L’eucaristia non è dunque un oggetto sacro e scaramantico che si prende, quasi un portafortuna che ci toglie un senso di colpa o assolve un dovere verso il sacro. Non è neanche qualcosa da temere. E’ invece il manifestarsi per noi di questa verità della vita, dell’assumere e del riconsegnare la vita.
Conosco due rischi di fronte a questa verità. Il primo è quella dell’aver ridotto la Messa a un rito sacro, a una routine settimanale. Tutto si deve ripetere sempre identico senza più dire nulla.

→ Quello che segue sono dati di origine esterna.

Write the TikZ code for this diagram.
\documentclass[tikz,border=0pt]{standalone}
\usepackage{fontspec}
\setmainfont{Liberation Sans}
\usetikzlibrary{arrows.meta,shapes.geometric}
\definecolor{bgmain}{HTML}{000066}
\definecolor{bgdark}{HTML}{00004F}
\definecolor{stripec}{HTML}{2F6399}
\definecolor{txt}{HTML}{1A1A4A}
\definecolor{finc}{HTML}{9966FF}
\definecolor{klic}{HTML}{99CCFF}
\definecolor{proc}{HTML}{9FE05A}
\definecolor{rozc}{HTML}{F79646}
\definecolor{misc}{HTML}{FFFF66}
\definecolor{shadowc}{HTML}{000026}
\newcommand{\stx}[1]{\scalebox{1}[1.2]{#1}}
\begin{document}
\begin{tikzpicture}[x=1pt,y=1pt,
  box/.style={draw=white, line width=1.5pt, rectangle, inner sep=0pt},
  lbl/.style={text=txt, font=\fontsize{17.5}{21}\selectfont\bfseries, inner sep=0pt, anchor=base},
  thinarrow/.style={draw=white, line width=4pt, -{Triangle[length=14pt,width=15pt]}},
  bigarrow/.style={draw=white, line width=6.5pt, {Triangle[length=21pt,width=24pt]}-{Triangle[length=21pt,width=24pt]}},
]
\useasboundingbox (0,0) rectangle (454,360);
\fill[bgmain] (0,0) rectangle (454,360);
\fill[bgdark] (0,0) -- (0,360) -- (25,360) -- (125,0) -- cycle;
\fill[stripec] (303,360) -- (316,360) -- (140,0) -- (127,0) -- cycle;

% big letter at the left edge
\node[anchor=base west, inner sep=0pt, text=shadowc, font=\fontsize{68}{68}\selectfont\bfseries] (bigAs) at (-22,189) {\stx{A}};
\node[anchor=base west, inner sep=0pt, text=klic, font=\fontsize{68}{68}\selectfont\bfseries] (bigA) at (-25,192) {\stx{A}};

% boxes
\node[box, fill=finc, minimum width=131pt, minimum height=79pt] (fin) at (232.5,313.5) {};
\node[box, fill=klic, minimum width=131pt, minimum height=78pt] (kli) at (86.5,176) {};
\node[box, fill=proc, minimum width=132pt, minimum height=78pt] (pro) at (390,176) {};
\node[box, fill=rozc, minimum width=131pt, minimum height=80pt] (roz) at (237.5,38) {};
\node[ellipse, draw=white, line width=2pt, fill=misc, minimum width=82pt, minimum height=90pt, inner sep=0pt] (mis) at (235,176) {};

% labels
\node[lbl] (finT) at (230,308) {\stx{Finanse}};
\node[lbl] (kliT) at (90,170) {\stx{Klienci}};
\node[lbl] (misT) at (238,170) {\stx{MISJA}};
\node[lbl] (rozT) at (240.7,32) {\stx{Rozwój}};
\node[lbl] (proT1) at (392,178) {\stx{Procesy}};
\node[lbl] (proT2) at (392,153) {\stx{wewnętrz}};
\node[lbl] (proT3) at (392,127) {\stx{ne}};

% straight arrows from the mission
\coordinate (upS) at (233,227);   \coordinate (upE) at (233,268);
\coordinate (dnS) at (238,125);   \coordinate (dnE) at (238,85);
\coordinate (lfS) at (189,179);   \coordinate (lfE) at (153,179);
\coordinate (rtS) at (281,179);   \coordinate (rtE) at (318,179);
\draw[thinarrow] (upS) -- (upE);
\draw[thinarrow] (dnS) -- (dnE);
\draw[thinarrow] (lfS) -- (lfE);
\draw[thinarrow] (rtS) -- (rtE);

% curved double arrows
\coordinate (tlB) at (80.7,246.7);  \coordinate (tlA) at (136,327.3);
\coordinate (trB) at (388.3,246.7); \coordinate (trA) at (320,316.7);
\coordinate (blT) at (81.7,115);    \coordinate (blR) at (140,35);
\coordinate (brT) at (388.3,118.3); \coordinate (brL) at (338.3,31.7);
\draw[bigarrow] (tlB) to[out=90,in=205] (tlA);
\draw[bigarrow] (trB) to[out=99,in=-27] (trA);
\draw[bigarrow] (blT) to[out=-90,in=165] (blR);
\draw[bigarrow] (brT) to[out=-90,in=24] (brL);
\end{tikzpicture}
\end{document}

E’ in realtà la routine della nostra stessa vita diventata così: “la solita settimana si dice”, le “solite battute tra amici”… tutto ciò rivela la paura nell’assumere la nostra fragilità e povertà. La ripetizione di un identico contiene la certezza di un controllo, perché nella routine la nostra povertà è come se diventasse addomesticata, controllata. E’ come se non fosse necessario alcun rischio di un azzardo in più…

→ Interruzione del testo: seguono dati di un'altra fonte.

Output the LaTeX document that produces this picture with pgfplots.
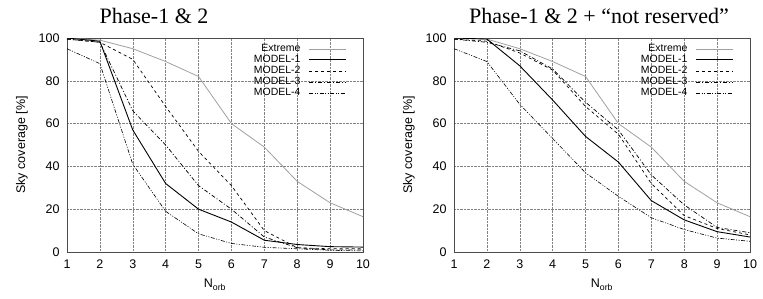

Il secondo rischio è quello di ridurre la Messa alla cena tra gli amici. Invece questo pane è spezzato “per voi e per tutti”. Dunque anche per quelli che non ci si è scelti, per quelli che non sopportiamo e persino per i nemici. E’ il rischio di vivere le amicizie come protezione dagli altri. Nel gruppo dove ci si sceglie, ci si rispecchia anche e ci si sentirà per forza un po’ belli… invece l’eucarestia, come la nostra vita, è fatta anche per quelli meno belli, per quelli che incontriamo ogni giorno, per gli anziani, per gli altri che sono davvero altro da noi.

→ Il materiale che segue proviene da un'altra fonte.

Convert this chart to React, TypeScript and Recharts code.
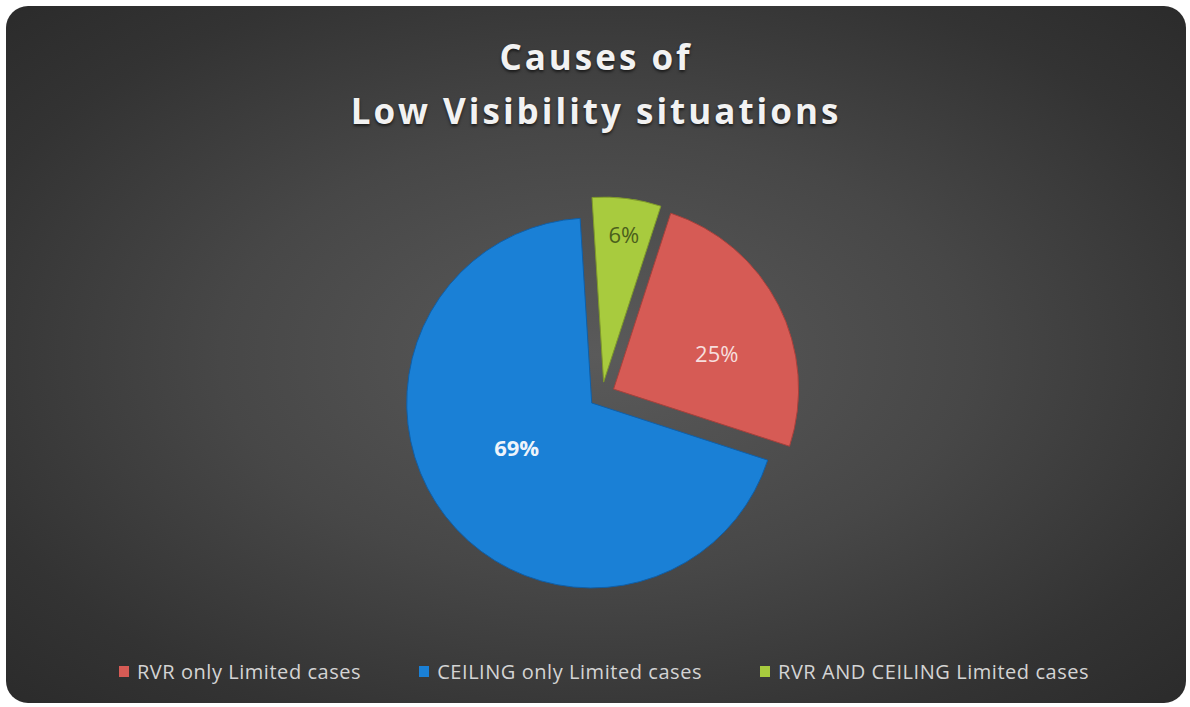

Cristo compie questo gesto ogni domenica per noi, anche se noi siamo distratti, e sa benissimo che entrambe queste tentazioni (come molte altre) saranno dietro l’angolo l’ora dopo. Tuttavia, almeno ora, noi ci cibiamo di questo e siamo lieti che ci potremo sempre tornare. Siamo lieti di poter imparare sempre, ogni settimana, a guardarci negli occhi e a dirci amici così, nella memoria del gesto di lui, nella verità di una vita che abbiamo riconosciuto come la nostra salvezza.